With that being said, a beautiful ceremony, commemorating loss was overshadowed by music, culture, and the hope for a better and brighter tomorrow for the Roma people of the world. It is an effort to fight to be heard by people who refused to acknowledge that your people were brought to near extinction. Regardless of this notion, sentiments are changing and people are striving for a more inclusive and communicable social construct. It is equated that society evolves but in reality, it doesn’t, for it is not constructed to evolve. For no matter which decade one is born in; for example, the 60s, which was a time of social reform and civil rights throughout the world, lasting from the mid 60s to the early 80s. Decade after decade promises for equality, diversity, and inclusion was made and the problems are still very much prevalent in the construct of the 21st century. Words matter for it is the driving force behind every action. Therefore, the argument implies the following, if you are born to a particular race or creed of people who are discriminated against, this is your fate.

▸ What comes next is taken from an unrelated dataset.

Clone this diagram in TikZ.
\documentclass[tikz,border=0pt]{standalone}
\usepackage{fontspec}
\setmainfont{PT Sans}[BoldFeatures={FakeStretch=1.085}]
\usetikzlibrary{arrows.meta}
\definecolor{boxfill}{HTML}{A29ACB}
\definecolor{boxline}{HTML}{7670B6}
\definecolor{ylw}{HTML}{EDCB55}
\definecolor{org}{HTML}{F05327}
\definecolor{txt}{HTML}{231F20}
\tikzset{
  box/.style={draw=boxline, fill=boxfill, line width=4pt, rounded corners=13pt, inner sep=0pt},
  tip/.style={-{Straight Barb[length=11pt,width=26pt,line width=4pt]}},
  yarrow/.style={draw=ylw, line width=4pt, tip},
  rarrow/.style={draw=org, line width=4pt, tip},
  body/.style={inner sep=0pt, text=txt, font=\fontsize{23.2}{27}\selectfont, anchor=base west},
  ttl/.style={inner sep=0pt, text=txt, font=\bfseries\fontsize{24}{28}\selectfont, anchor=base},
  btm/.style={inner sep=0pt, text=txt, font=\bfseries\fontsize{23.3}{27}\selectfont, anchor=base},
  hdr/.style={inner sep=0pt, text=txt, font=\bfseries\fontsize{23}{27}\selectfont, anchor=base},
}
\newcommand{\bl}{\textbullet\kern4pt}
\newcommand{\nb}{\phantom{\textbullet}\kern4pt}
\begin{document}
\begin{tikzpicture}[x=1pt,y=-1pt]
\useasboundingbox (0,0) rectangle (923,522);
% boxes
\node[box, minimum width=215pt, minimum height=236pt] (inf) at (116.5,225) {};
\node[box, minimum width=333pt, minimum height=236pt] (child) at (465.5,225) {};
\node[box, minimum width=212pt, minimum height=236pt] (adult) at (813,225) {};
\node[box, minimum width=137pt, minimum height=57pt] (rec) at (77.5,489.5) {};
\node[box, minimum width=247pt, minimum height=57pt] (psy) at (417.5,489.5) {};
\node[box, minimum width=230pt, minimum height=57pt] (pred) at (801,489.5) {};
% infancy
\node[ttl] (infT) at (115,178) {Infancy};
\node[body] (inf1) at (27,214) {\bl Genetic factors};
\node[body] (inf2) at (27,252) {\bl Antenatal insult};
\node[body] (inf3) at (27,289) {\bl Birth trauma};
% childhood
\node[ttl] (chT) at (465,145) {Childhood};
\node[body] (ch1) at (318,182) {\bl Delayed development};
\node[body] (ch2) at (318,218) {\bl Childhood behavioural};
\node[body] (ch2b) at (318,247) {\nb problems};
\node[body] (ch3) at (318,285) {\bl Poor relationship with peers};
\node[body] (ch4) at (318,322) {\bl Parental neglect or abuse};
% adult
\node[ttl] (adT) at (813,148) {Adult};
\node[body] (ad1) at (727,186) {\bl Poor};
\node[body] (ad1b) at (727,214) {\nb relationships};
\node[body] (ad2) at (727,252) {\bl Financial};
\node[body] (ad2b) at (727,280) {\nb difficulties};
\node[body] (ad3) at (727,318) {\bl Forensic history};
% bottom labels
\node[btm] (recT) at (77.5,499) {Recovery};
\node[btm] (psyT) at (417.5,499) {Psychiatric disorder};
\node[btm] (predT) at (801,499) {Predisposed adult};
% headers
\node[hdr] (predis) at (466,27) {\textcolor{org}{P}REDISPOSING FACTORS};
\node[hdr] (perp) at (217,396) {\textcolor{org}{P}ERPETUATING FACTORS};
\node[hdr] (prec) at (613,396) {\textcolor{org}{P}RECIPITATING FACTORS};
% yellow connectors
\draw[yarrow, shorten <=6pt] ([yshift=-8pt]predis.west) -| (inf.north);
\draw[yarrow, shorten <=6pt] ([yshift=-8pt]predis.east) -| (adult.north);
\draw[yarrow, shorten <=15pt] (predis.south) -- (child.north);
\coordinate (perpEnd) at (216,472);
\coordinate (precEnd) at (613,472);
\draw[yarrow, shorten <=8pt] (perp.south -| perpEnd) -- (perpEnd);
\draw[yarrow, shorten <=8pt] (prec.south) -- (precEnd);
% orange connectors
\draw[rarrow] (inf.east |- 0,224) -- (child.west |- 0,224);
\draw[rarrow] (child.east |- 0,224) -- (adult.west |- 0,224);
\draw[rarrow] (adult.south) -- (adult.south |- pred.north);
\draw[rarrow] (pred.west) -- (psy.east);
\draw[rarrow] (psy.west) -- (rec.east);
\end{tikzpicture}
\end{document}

Interesting, is it not, here are people fighting against social injustice for the betterment of its people and they are the antiquated villains of this social operatic tragedy. The law makers pat themselves on the back and praise themselves for their progressive and intellectual insight and the people cheer in awe and agreement. However, what happens to the people who worked to incur this momentous occasion they are left in the same situation; for example, everyone praises Martin Luther King for his valor and insightful vision but did things really change. The Martin Luther King model is utilized by all discriminated peoples including the Roma, turn the other cheek, endure, and press on and you shall have peace at last, it is a farce. 70 years after the peace treaty signed and the Roma are still fighting the same injustices. Truthfully speaking, societies in Europe and other places are working to come up with solutions to remedy the underlining issues directly affecting Roma communities, but trust is severed, on both sides so it is difficult to see a true resolution to mastering any solution towards Roma inclusion.

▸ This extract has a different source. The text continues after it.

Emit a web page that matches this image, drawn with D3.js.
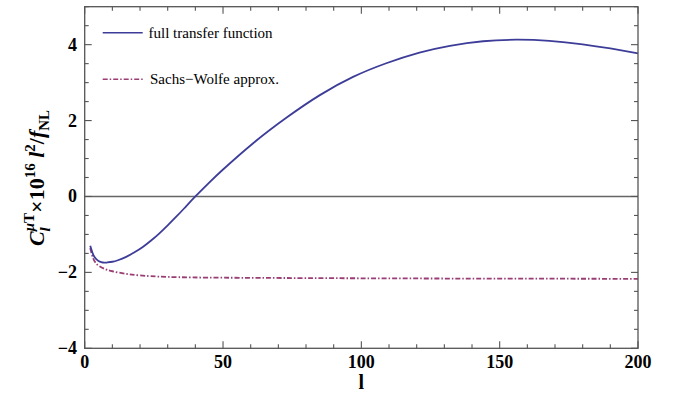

Nevertheless, 70 years later and the Roma have faced the Nazi tribulation, antigypsyism, and several exodus throughout the years and still they endure. The holocaust is not a memory of pain and suffering but one of strength, survival, and endurance against an oppressive regime that took everything except the Romani spirit or pride of being Roma.
By commemorating the dead, the Roma people are celebrating a life, a culture, and a sense of pride of being who they are which is the reason they were slaughtered in the first place no one can take that away from them not even the words of history.